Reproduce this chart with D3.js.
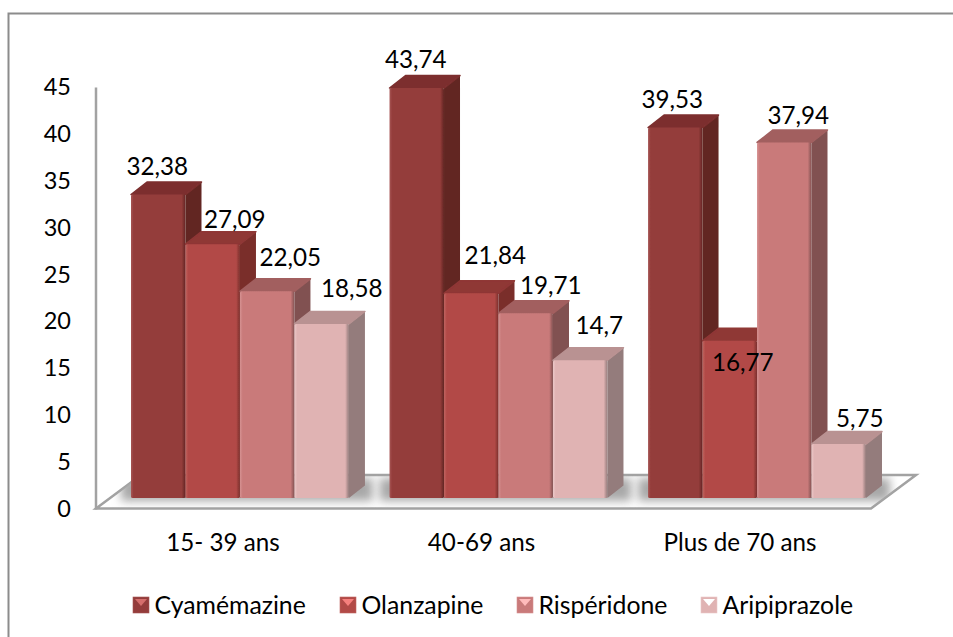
<!DOCTYPE html>
<html lang="fr">
<head>
  <meta charset="UTF-8">
  <title>Antipsychotiques par tranche d'âge</title>
  <script src="https://d3js.org/d3.v7.min.js"></script>
  <style>
    html, body { margin: 0; padding: 0; background: #fff; }
    svg { display: block; }
    text { font-family: Lato, "Open Sans", sans-serif; fill: #000; }
    .tick text { font-size: 23.5px; }
    .cat, .val { font-size: 24.2px; }
    .leg { font-size: 24.8px; }
  </style>
</head>
<body>
  <script>
    const categories = ["15- 39 ans", "40-69 ans", "Plus de 70 ans"];
    const seriesNames = ["Cyamémazine", "Olanzapine", "Rispéridone", "Aripiprazole"];
    const cyamemazine = [32.38, 43.74, 39.53];
    const olanzapine = [27.09, 21.84, 16.77];
    const risperidone = [22.05, 19.71, 37.94];
    const aripiprazole = [18.58, 14.7, 5.75];
    const seriesValues = [cyamemazine, olanzapine, risperidone, aripiprazole];
    const yTicks = [0, 5, 10, 15, 20, 25, 30, 35, 40, 45];

    // front, top, side, light edge
    const colours = [
      ["#943c3b", "#7c2f2e", "#622623", "#a65654"],
      ["#b24a47", "#8f3735", "#7a2f2c", "#c06461"],
      ["#c97a7a", "#a25f5f", "#815151", "#d69292"],
      ["#e0b3b3", "#b99292", "#947b7b", "#ecc8c8"]
    ];

    // label shifts from the bar top centre [dx, dy], read by eye
    const labelShift = [
      [[-1, -28], [-1, -29], [-3, -28]],
      [[22, -25], [24, -38], [13, 22]],
      [[23, -34], [25, -28], [14, -27]],
      [[30, -35], [19, -35], [21, -26]]
    ];

    const width = 953, height = 637;
    const depthX = 16, depthY = 12.5;
    const baseY = 498;

    const svg = d3.select("body").append("svg").attr("width", width).attr("height", height);
    const defs = svg.append("defs");

    const blur = defs.append("filter").attr("id", "floorBlur")
      .attr("x", "-20%").attr("y", "-50%").attr("width", "140%").attr("height", "200%");
    blur.append("feGaussianBlur").attr("stdDeviation", 5);

    const soft = defs.append("filter").attr("id", "soft")
      .attr("x", "-5%").attr("y", "-5%").attr("width", "110%").attr("height", "110%");
    soft.append("feGaussianBlur").attr("stdDeviation", 0.4);

    colours.forEach((c, i) => {
      const g = defs.append("linearGradient").attr("id", `front-${i}`);
      [[0, c[3]], [0.05, c[0]], [0.93, c[0]], [1, c[2]]].forEach(s =>
        g.append("stop").attr("offset", s[0]).attr("stop-color", s[1]));
    });

    // outer frame, only top and left are drawn in the source
    svg.append("path")
      .attr("d", d3.line()([[8.5, height], [8.5, 13.5], [width, 13.5]]))
      .attr("fill", "none").attr("stroke", "#8c8c8c").attr("stroke-width", 2);

    const yFront = d3.scaleLinear().domain([0, 45]).range([509, 87]);
    const y = d3.scaleLinear().domain([0, 45]).range([baseY, baseY - 421.7]);
    const x = d3.scaleBand().domain(categories).range([131, 866]).paddingInner(0.157);
    const xInner = d3.scaleBand().domain(seriesNames).range([0, x.bandwidth()]);

    // floor
    const floor = [[96, 508.5], [871, 508.5], [916, 475], [141, 475]];
    svg.append("polygon")
      .attr("points", floor.join(" "))
      .attr("fill", "#fff").attr("stroke", "#a2a2a2").attr("stroke-width", 2.5);

    const clip = defs.append("clipPath").attr("id", "floorClip");
    clip.append("polygon").attr("points", floor.join(" "));

    svg.append("g").attr("clip-path", "url(#floorClip)")
      .selectAll("rect")
      .data(categories)
      .join("rect")
      .attr("x", d => x(d) - 10)
      .attr("y", 478)
      .attr("width", x.bandwidth() + 34)
      .attr("height", 23)
      .attr("fill", "#a8a8a8")
      .attr("filter", "url(#floorBlur)");

    // value axis
    const axis = svg.append("g")
      .attr("transform", "translate(95.5,0)")
      .call(d3.axisLeft(yFront).tickValues(yTicks).tickSize(0).tickPadding(24.5).tickFormat(d3.format("d")));
    axis.select(".domain").attr("stroke", "#a2a2a2").attr("stroke-width", 2.5);

    // bars, left to right so the next front hides the previous side
    const bars = svg.append("g").attr("filter", "url(#soft)");
    const rows = [];
    categories.forEach((cat, ci) => {
      seriesNames.forEach((name, si) => {
        rows.push({ cat, ci, name, si, value: seriesValues[si][ci] });
      });
    });

    const bar = bars.selectAll("g").data(rows).join("g");

    bar.append("polygon")
      .attr("fill", d => colours[d.si][2])
      .attr("points", d => {
        const r = x(d.cat) + xInner(d.name) + xInner.bandwidth();
        const t = y(d.value);
        return [[r, t], [r + depthX, t - depthY], [r + depthX, baseY - depthY], [r, baseY]].join(" ");
      });

    bar.append("polygon")
      .attr("fill", d => colours[d.si][1])
      .attr("stroke", d => colours[d.si][1])
      .attr("stroke-width", 1.5)
      .attr("stroke-linejoin", "round")
      .attr("points", d => {
        const l = x(d.cat) + xInner(d.name);
        const r = l + xInner.bandwidth();
        const t = y(d.value);
        return [[l, t], [l + depthX, t - depthY], [r + depthX, t - depthY], [r, t]].join(" ");
      });

    bar.append("rect")
      .attr("x", d => x(d.cat) + xInner(d.name))
      .attr("y", d => y(d.value))
      .attr("width", xInner.bandwidth())
      .attr("height", d => baseY - y(d.value))
      .attr("rx", 1.5)
      .attr("fill", d => `url(#front-${d.si})`);

    // value labels
    svg.append("g").selectAll("text")
      .data(rows)
      .join("text")
      .attr("class", "val")
      .attr("text-anchor", "middle")
      .attr("dy", "0.35em")
      .attr("x", d => x(d.cat) + xInner(d.name) + xInner.bandwidth() / 2 + labelShift[d.si][d.ci][0])
      .attr("y", d => y(d.value) + labelShift[d.si][d.ci][1])
      .text(d => String(d.value).replace(".", ","));

    // category labels
    svg.append("g").selectAll("text")
      .data(categories)
      .join("text")
      .attr("class", "cat")
      .attr("text-anchor", "middle")
      .attr("dy", "0.35em")
      .attr("x", d => x(d) + x.bandwidth() / 2 - 17)
      .attr("y", 543)
      .text(d => d);

    // legend
    const legendX = d3.scaleOrdinal().domain(seriesNames).range([133, 340, 517, 701]);
    const legend = svg.append("g").selectAll("g")
      .data(seriesNames)
      .join("g")
      .attr("transform", d => `translate(${legendX(d)},597)`);

    legend.append("rect")
      .attr("width", 16).attr("height", 16)
      .attr("fill", (d, i) => colours[i][0])
      .attr("stroke", (d, i) => colours[i][3]).attr("stroke-width", 0.6);
    legend.append("polygon")
      .attr("points", "2,2 14,2 8,9")
      .attr("fill", (d, i) => d3.color(colours[i][3]).brighter(0.7));
    legend.append("text")
      .attr("class", "leg")
      .attr("x", 21.5)
      .attr("y", 8)
      .attr("dy", "0.35em")
      .text(d => d);
  </script>
</body>
</html>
::::
**DIRECTION**. Repeat the material above in full and exactly, omitting the pictures.

**CORRECT RESULT**.
Reproduce this chart with D3.js.
<!DOCTYPE html>
<html lang="fr">
<head>
  <meta charset="UTF-8">
  <title>Antipsychotiques par tranche d'âge</title>
  <script src="https://d3js.org/d3.v7.min.js"></script>
  <style>
    html, body { margin: 0; padding: 0; background: #fff; }
    svg { display: block; }
    text { font-family: Lato, "Open Sans", sans-serif; fill: #000; }
    .tick text { font-size: 23.5px; }
    .cat, .val { font-size: 24.2px; }
    .leg { font-size: 24.8px; }
  </style>
</head>
<body>
  <script>
    const categories = ["15- 39 ans", "40-69 ans", "Plus de 70 ans"];
    const seriesNames = ["Cyamémazine", "Olanzapine", "Rispéridone", "Aripiprazole"];
    const cyamemazine = [32.38, 43.74, 39.53];
    const olanzapine = [27.09, 21.84, 16.77];
    const risperidone = [22.05, 19.71, 37.94];
    const aripiprazole = [18.58, 14.7, 5.75];
    const seriesValues = [cyamemazine, olanzapine, risperidone, aripiprazole];
    const yTicks = [0, 5, 10, 15, 20, 25, 30, 35, 40, 45];

    // front, top, side, light edge
    const colours = [
      ["#943c3b", "#7c2f2e", "#622623", "#a65654"],
      ["#b24a47", "#8f3735", "#7a2f2c", "#c06461"],
      ["#c97a7a", "#a25f5f", "#815151", "#d69292"],
      ["#e0b3b3", "#b99292", "#947b7b", "#ecc8c8"]
    ];

    // label shifts from the bar top centre [dx, dy], read by eye
    const labelShift = [
      [[-1, -28], [-1, -29], [-3, -28]],
      [[22, -25], [24, -38], [13, 22]],
      [[23, -34], [25, -28], [14, -27]],
      [[30, -35], [19, -35], [21, -26]]
    ];

    const width = 953, height = 637;
    const depthX = 16, depthY = 12.5;
    const baseY = 498;

    const svg = d3.select("body").append("svg").attr("width", width).attr("height", height);
    const defs = svg.append("defs");

    const blur = defs.append("filter").attr("id", "floorBlur")
      .attr("x", "-20%").attr("y", "-50%").attr("width", "140%").attr("height", "200%");
    blur.append("feGaussianBlur").attr("stdDeviation", 5);

    const soft = defs.append("filter").attr("id", "soft")
      .attr("x", "-5%").attr("y", "-5%").attr("width", "110%").attr("height", "110%");
    soft.append("feGaussianBlur").attr("stdDeviation", 0.4);

    colours.forEach((c, i) => {
      const g = defs.append("linearGradient").attr("id", `front-${i}`);
      [[0, c[3]], [0.05, c[0]], [0.93, c[0]], [1, c[2]]].forEach(s =>
        g.append("stop").attr("offset", s[0]).attr("stop-color", s[1]));
    });

    // outer frame, only top and left are drawn in the source
    svg.append("path")
      .attr("d", d3.line()([[8.5, height], [8.5, 13.5], [width, 13.5]]))
      .attr("fill", "none").attr("stroke", "#8c8c8c").attr("stroke-width", 2);

    const yFront = d3.scaleLinear().domain([0, 45]).range([509, 87]);
    const y = d3.scaleLinear().domain([0, 45]).range([baseY, baseY - 421.7]);
    const x = d3.scaleBand().domain(categories).range([131, 866]).paddingInner(0.157);
    const xInner = d3.scaleBand().domain(seriesNames).range([0, x.bandwidth()]);

    // floor
    const floor = [[96, 508.5], [871, 508.5], [916, 475], [141, 475]];
    svg.append("polygon")
      .attr("points", floor.join(" "))
      .attr("fill", "#fff").attr("stroke", "#a2a2a2").attr("stroke-width", 2.5);

    const clip = defs.append("clipPath").attr("id", "floorClip");
    clip.append("polygon").attr("points", floor.join(" "));

    svg.append("g").attr("clip-path", "url(#floorClip)")
      .selectAll("rect")
      .data(categories)
      .join("rect")
      .attr("x", d => x(d) - 10)
      .attr("y", 478)
      .attr("width", x.bandwidth() + 34)
      .attr("height", 23)
      .attr("fill", "#a8a8a8")
      .attr("filter", "url(#floorBlur)");

    // value axis
    const axis = svg.append("g")
      .attr("transform", "translate(95.5,0)")
      .call(d3.axisLeft(yFront).tickValues(yTicks).tickSize(0).tickPadding(24.5).tickFormat(d3.format("d")));
    axis.select(".domain").attr("stroke", "#a2a2a2").attr("stroke-width", 2.5);

    // bars, left to right so the next front hides the previous side
    const bars = svg.append("g").attr("filter", "url(#soft)");
    const rows = [];
    categories.forEach((cat, ci) => {
      seriesNames.forEach((name, si) => {
        rows.push({ cat, ci, name, si, value: seriesValues[si][ci] });
      });
    });

    const bar = bars.selectAll("g").data(rows).join("g");

    bar.append("polygon")
      .attr("fill", d => colours[d.si][2])
      .attr("points", d => {
        const r = x(d.cat) + xInner(d.name) + xInner.bandwidth();
        const t = y(d.value);
        return [[r, t], [r + depthX, t - depthY], [r + depthX, baseY - depthY], [r, baseY]].join(" ");
      });

    bar.append("polygon")
      .attr("fill", d => colours[d.si][1])
      .attr("stroke", d => colours[d.si][1])
      .attr("stroke-width", 1.5)
      .attr("stroke-linejoin", "round")
      .attr("points", d => {
        const l = x(d.cat) + xInner(d.name);
        const r = l + xInner.bandwidth();
        const t = y(d.value);
        return [[l, t], [l + depthX, t - depthY], [r + depthX, t - depthY], [r, t]].join(" ");
      });

    bar.append("rect")
      .attr("x", d => x(d.cat) + xInner(d.name))
      .attr("y", d => y(d.value))
      .attr("width", xInner.bandwidth())
      .attr("height", d => baseY - y(d.value))
      .attr("rx", 1.5)
      .attr("fill", d => `url(#front-${d.si})`);

    // value labels
    svg.append("g").selectAll("text")
      .data(rows)
      .join("text")
      .attr("class", "val")
      .attr("text-anchor", "middle")
      .attr("dy", "0.35em")
      .attr("x", d => x(d.cat) + xInner(d.name) + xInner.bandwidth() / 2 + labelShift[d.si][d.ci][0])
      .attr("y", d => y(d.value) + labelShift[d.si][d.ci][1])
      .text(d => String(d.value).replace(".", ","));

    // category labels
    svg.append("g").selectAll("text")
      .data(categories)
      .join("text")
      .attr("class", "cat")
      .attr("text-anchor", "middle")
      .attr("dy", "0.35em")
      .attr("x", d => x(d) + x.bandwidth() / 2 - 17)
      .attr("y", 543)
      .text(d => d);

    // legend
    const legendX = d3.scaleOrdinal().domain(seriesNames).range([133, 340, 517, 701]);
    const legend = svg.append("g").selectAll("g")
      .data(seriesNames)
      .join("g")
      .attr("transform", d => `translate(${legendX(d)},597)`);

    legend.append("rect")
      .attr("width", 16).attr("height", 16)
      .attr("fill", (d, i) => colours[i][0])
      .attr("stroke", (d, i) => colours[i][3]).attr("stroke-width", 0.6);
    legend.append("polygon")
      .attr("points", "2,2 14,2 8,9")
      .attr("fill", (d, i) => d3.color(colours[i][3]).brighter(0.7));
    legend.append("text")
      .attr("class", "leg")
      .attr("x", 21.5)
      .attr("y", 8)
      .attr("dy", "0.35em")
      .text(d => d);
  </script>
</body>
</html>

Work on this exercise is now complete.